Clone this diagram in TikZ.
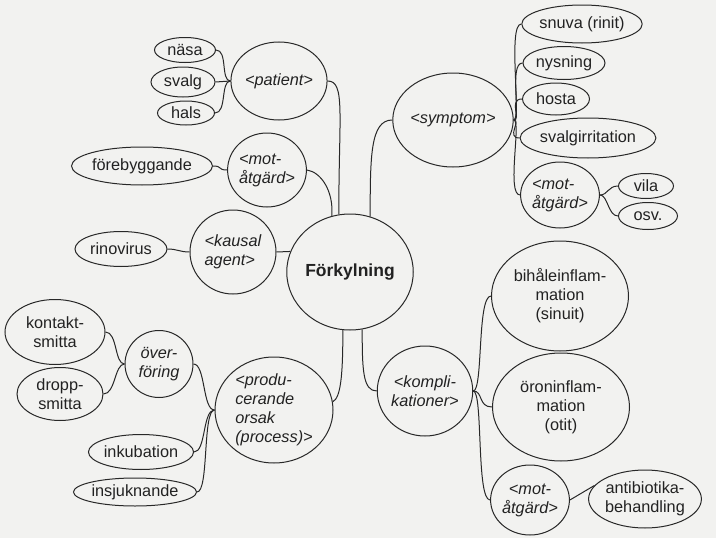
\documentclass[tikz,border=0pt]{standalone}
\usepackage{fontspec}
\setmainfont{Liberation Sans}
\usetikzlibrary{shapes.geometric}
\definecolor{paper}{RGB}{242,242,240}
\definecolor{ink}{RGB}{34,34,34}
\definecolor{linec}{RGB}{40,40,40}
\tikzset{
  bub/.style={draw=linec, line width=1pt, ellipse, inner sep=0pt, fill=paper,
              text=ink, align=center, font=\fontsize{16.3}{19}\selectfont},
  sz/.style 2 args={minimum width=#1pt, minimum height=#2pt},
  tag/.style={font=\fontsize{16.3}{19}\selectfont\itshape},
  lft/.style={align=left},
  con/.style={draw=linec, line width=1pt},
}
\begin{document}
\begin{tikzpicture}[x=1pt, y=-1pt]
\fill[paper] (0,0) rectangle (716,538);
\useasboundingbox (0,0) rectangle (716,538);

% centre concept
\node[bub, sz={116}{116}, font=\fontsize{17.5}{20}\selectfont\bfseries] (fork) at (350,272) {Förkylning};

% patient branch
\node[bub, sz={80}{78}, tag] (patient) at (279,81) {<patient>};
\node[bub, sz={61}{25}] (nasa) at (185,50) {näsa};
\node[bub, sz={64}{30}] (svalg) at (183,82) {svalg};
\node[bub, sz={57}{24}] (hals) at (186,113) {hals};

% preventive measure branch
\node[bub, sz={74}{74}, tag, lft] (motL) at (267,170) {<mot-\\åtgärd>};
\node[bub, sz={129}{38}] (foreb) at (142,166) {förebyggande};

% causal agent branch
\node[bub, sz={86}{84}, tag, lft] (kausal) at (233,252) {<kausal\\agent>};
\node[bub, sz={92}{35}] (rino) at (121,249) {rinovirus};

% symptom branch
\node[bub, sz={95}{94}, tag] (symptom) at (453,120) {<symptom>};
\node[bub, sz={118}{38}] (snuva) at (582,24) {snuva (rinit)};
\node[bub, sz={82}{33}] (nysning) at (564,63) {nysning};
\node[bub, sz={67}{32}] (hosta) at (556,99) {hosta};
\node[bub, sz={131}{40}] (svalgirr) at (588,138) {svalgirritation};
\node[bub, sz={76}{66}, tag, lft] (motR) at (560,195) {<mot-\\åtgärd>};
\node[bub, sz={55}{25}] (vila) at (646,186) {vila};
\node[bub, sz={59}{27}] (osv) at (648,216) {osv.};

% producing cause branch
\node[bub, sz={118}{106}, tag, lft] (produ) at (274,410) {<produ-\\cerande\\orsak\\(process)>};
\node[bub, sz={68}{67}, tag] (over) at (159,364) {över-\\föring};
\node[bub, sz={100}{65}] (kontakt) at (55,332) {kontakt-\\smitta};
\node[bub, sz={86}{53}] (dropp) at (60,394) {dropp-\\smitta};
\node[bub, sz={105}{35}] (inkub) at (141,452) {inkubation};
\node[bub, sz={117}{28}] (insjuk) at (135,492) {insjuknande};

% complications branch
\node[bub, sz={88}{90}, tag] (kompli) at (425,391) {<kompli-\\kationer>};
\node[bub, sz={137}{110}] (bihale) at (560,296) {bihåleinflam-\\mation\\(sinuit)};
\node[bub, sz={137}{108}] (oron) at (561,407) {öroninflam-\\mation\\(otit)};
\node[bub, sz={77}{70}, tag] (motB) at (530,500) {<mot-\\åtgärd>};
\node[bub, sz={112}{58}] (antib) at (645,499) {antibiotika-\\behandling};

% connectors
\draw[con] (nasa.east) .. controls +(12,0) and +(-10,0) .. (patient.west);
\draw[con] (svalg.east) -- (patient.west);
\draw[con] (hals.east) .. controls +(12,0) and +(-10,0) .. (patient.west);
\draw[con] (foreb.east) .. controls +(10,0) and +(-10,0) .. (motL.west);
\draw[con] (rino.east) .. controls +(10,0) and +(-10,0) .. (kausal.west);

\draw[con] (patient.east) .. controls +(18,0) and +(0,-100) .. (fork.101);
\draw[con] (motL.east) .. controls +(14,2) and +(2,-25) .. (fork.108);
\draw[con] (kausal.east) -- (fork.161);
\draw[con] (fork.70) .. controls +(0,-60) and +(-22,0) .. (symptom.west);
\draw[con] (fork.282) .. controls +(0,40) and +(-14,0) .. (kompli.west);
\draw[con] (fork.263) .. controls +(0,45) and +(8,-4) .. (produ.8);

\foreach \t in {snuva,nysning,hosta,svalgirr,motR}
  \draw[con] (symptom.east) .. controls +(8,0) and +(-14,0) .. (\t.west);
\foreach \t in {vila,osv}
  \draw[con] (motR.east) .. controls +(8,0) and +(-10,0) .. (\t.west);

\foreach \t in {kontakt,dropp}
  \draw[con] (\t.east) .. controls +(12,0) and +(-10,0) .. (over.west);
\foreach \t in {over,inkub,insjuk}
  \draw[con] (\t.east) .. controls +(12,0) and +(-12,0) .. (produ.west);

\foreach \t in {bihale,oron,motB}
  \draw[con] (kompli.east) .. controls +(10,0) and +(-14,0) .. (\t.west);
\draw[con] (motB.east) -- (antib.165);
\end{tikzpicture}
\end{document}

_Work to complete_:
Return the material word for word. Pictures are not part of the copy.

_Answer to the task_:
Clone this diagram in TikZ.
\documentclass[tikz,border=0pt]{standalone}
\usepackage{fontspec}
\setmainfont{Liberation Sans}
\usetikzlibrary{shapes.geometric}
\definecolor{paper}{RGB}{242,242,240}
\definecolor{ink}{RGB}{34,34,34}
\definecolor{linec}{RGB}{40,40,40}
\tikzset{
  bub/.style={draw=linec, line width=1pt, ellipse, inner sep=0pt, fill=paper,
              text=ink, align=center, font=\fontsize{16.3}{19}\selectfont},
  sz/.style 2 args={minimum width=#1pt, minimum height=#2pt},
  tag/.style={font=\fontsize{16.3}{19}\selectfont\itshape},
  lft/.style={align=left},
  con/.style={draw=linec, line width=1pt},
}
\begin{document}
\begin{tikzpicture}[x=1pt, y=-1pt]
\fill[paper] (0,0) rectangle (716,538);
\useasboundingbox (0,0) rectangle (716,538);

% centre concept
\node[bub, sz={116}{116}, font=\fontsize{17.5}{20}\selectfont\bfseries] (fork) at (350,272) {Förkylning};

% patient branch
\node[bub, sz={80}{78}, tag] (patient) at (279,81) {<patient>};
\node[bub, sz={61}{25}] (nasa) at (185,50) {näsa};
\node[bub, sz={64}{30}] (svalg) at (183,82) {svalg};
\node[bub, sz={57}{24}] (hals) at (186,113) {hals};

% preventive measure branch
\node[bub, sz={74}{74}, tag, lft] (motL) at (267,170) {<mot-\\åtgärd>};
\node[bub, sz={129}{38}] (foreb) at (142,166) {förebyggande};

% causal agent branch
\node[bub, sz={86}{84}, tag, lft] (kausal) at (233,252) {<kausal\\agent>};
\node[bub, sz={92}{35}] (rino) at (121,249) {rinovirus};

% symptom branch
\node[bub, sz={95}{94}, tag] (symptom) at (453,120) {<symptom>};
\node[bub, sz={118}{38}] (snuva) at (582,24) {snuva (rinit)};
\node[bub, sz={82}{33}] (nysning) at (564,63) {nysning};
\node[bub, sz={67}{32}] (hosta) at (556,99) {hosta};
\node[bub, sz={131}{40}] (svalgirr) at (588,138) {svalgirritation};
\node[bub, sz={76}{66}, tag, lft] (motR) at (560,195) {<mot-\\åtgärd>};
\node[bub, sz={55}{25}] (vila) at (646,186) {vila};
\node[bub, sz={59}{27}] (osv) at (648,216) {osv.};

% producing cause branch
\node[bub, sz={118}{106}, tag, lft] (produ) at (274,410) {<produ-\\cerande\\orsak\\(process)>};
\node[bub, sz={68}{67}, tag] (over) at (159,364) {över-\\föring};
\node[bub, sz={100}{65}] (kontakt) at (55,332) {kontakt-\\smitta};
\node[bub, sz={86}{53}] (dropp) at (60,394) {dropp-\\smitta};
\node[bub, sz={105}{35}] (inkub) at (141,452) {inkubation};
\node[bub, sz={117}{28}] (insjuk) at (135,492) {insjuknande};

% complications branch
\node[bub, sz={88}{90}, tag] (kompli) at (425,391) {<kompli-\\kationer>};
\node[bub, sz={137}{110}] (bihale) at (560,296) {bihåleinflam-\\mation\\(sinuit)};
\node[bub, sz={137}{108}] (oron) at (561,407) {öroninflam-\\mation\\(otit)};
\node[bub, sz={77}{70}, tag] (motB) at (530,500) {<mot-\\åtgärd>};
\node[bub, sz={112}{58}] (antib) at (645,499) {antibiotika-\\behandling};

% connectors
\draw[con] (nasa.east) .. controls +(12,0) and +(-10,0) .. (patient.west);
\draw[con] (svalg.east) -- (patient.west);
\draw[con] (hals.east) .. controls +(12,0) and +(-10,0) .. (patient.west);
\draw[con] (foreb.east) .. controls +(10,0) and +(-10,0) .. (motL.west);
\draw[con] (rino.east) .. controls +(10,0) and +(-10,0) .. (kausal.west);

\draw[con] (patient.east) .. controls +(18,0) and +(0,-100) .. (fork.101);
\draw[con] (motL.east) .. controls +(14,2) and +(2,-25) .. (fork.108);
\draw[con] (kausal.east) -- (fork.161);
\draw[con] (fork.70) .. controls +(0,-60) and +(-22,0) .. (symptom.west);
\draw[con] (fork.282) .. controls +(0,40) and +(-14,0) .. (kompli.west);
\draw[con] (fork.263) .. controls +(0,45) and +(8,-4) .. (produ.8);

\foreach \t in {snuva,nysning,hosta,svalgirr,motR}
  \draw[con] (symptom.east) .. controls +(8,0) and +(-14,0) .. (\t.west);
\foreach \t in {vila,osv}
  \draw[con] (motR.east) .. controls +(8,0) and +(-10,0) .. (\t.west);

\foreach \t in {kontakt,dropp}
  \draw[con] (\t.east) .. controls +(12,0) and +(-10,0) .. (over.west);
\foreach \t in {over,inkub,insjuk}
  \draw[con] (\t.east) .. controls +(12,0) and +(-12,0) .. (produ.west);

\foreach \t in {bihale,oron,motB}
  \draw[con] (kompli.east) .. controls +(10,0) and +(-14,0) .. (\t.west);
\draw[con] (motB.east) -- (antib.165);
\end{tikzpicture}
\end{document}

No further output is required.